===== DATA LINES =====
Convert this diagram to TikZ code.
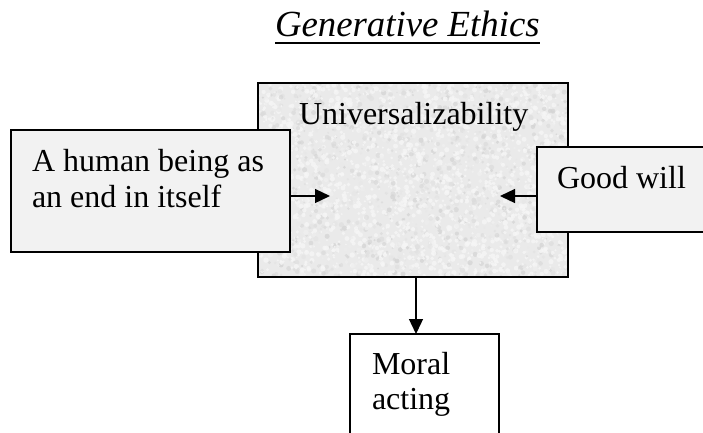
\documentclass[tikz,border=0pt]{standalone}
\usepackage{fontspec}
\setmainfont{Liberation Serif}
\usetikzlibrary{arrows.meta}

\definecolor{panel}{HTML}{F2F2F2}
\definecolor{granite}{HTML}{EAEAEA}
\definecolor{speckhi}{HTML}{F6F6F6}

\tikzset{
  box/.style={draw=black, line width=1.6pt, inner sep=0pt, outer sep=0pt},
  label/.style={inner sep=0pt, outer sep=0pt, anchor=base west,
                font=\fontsize{32}{36}\selectfont},
  flow/.style={draw=black, line width=1.3pt,
               -{Triangle[length=15pt,width=14pt]}},
}

\begin{document}
\begin{tikzpicture}[x=1pt, y=-1pt]
  \useasboundingbox (0,0) rectangle (703,432);
  \clip (0,0) rectangle (703,432);

  % title
  \node[inner sep=0pt, outer sep=0pt, anchor=base west,
        font=\fontsize{36.8}{40}\selectfont\itshape] (title) at (275,36) {Generative Ethics};
  \draw[line width=2pt] ([yshift=-7pt]title.base west) -- ([yshift=-7pt]title.base east);

  % central box with a soft speckled granite fill
  \node[fill=granite, minimum width=310pt, minimum height=194pt, inner sep=0pt] (u) at (413,180) {};
  \begin{scope}
    \clip (u.north west) rectangle (u.south east);
    \pgfmathsetseed{11}
    \foreach \k in {1,...,3400}{
      \pgfmathsetmacro\px{258+310*rnd}
      \pgfmathsetmacro\py{83+194*rnd}
      \pgfmathsetmacro\sh{5+13*rnd}
      \pgfmathsetmacro\rr{0.9+1.8*rnd}
      \pgfmathparse{rnd<0.5 ? 1 : 0}
      \ifnum\pgfmathresult=1
        \fill[speckhi, opacity=0.8] (\px,\py) circle[radius=\rr pt];
      \else
        \fill[black!\sh, opacity=0.7] (\px,\py) circle[radius=\rr pt];
      \fi
    }
  \end{scope}
  \draw[box] (u.north west) rectangle (u.south east);
  \node[label] (ut) at (299,124) {Universalizability};

  % side boxes
  \node[box, fill=panel, minimum width=279pt, minimum height=122pt] (l) at (150.5,191) {};
  \node[label] (l1) at (32,171) {A human being as};
  \node[label] (l2) at (32,207) {an end in itself};

  \node[box, fill=panel, minimum width=243pt, minimum height=85pt] (r) at (658.5,189.5) {};
  \node[label] (rt) at (557,188) {Good will};

  % result box
  \node[box, fill=white, minimum width=149pt, minimum height=136pt] (m) at (424.5,402) {};
  \node[label] (m1) at (372,374) {Moral};
  \node[label] (m2) at (372,409) {acting};

  % connectors
  \coordinate (ltip) at (330,196);
  \coordinate (rtip) at (500,196);
  \coordinate (dx) at (416,0);
  \draw[flow] (l.east |- ltip) -- (ltip);
  \draw[flow] (r.west |- rtip) -- (rtip);
  \draw[flow] (u.south -| dx) -- (m.north -| dx);
\end{tikzpicture}
\end{document}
=====
= GOAL =
Copy nothing but the lines from the top of the data down to the line containing "-- ([yshift=-7pt]title.base east);", and leave the pictures out.

= ANSWER TO THIS EXERCISE =
Convert this diagram to TikZ code.
\documentclass[tikz,border=0pt]{standalone}
\usepackage{fontspec}
\setmainfont{Liberation Serif}
\usetikzlibrary{arrows.meta}

\definecolor{panel}{HTML}{F2F2F2}
\definecolor{granite}{HTML}{EAEAEA}
\definecolor{speckhi}{HTML}{F6F6F6}

\tikzset{
  box/.style={draw=black, line width=1.6pt, inner sep=0pt, outer sep=0pt},
  label/.style={inner sep=0pt, outer sep=0pt, anchor=base west,
                font=\fontsize{32}{36}\selectfont},
  flow/.style={draw=black, line width=1.3pt,
               -{Triangle[length=15pt,width=14pt]}},
}

\begin{document}
\begin{tikzpicture}[x=1pt, y=-1pt]
  \useasboundingbox (0,0) rectangle (703,432);
  \clip (0,0) rectangle (703,432);

  % title
  \node[inner sep=0pt, outer sep=0pt, anchor=base west,
        font=\fontsize{36.8}{40}\selectfont\itshape] (title) at (275,36) {Generative Ethics};
  \draw[line width=2pt] ([yshift=-7pt]title.base west) -- ([yshift=-7pt]title.base east);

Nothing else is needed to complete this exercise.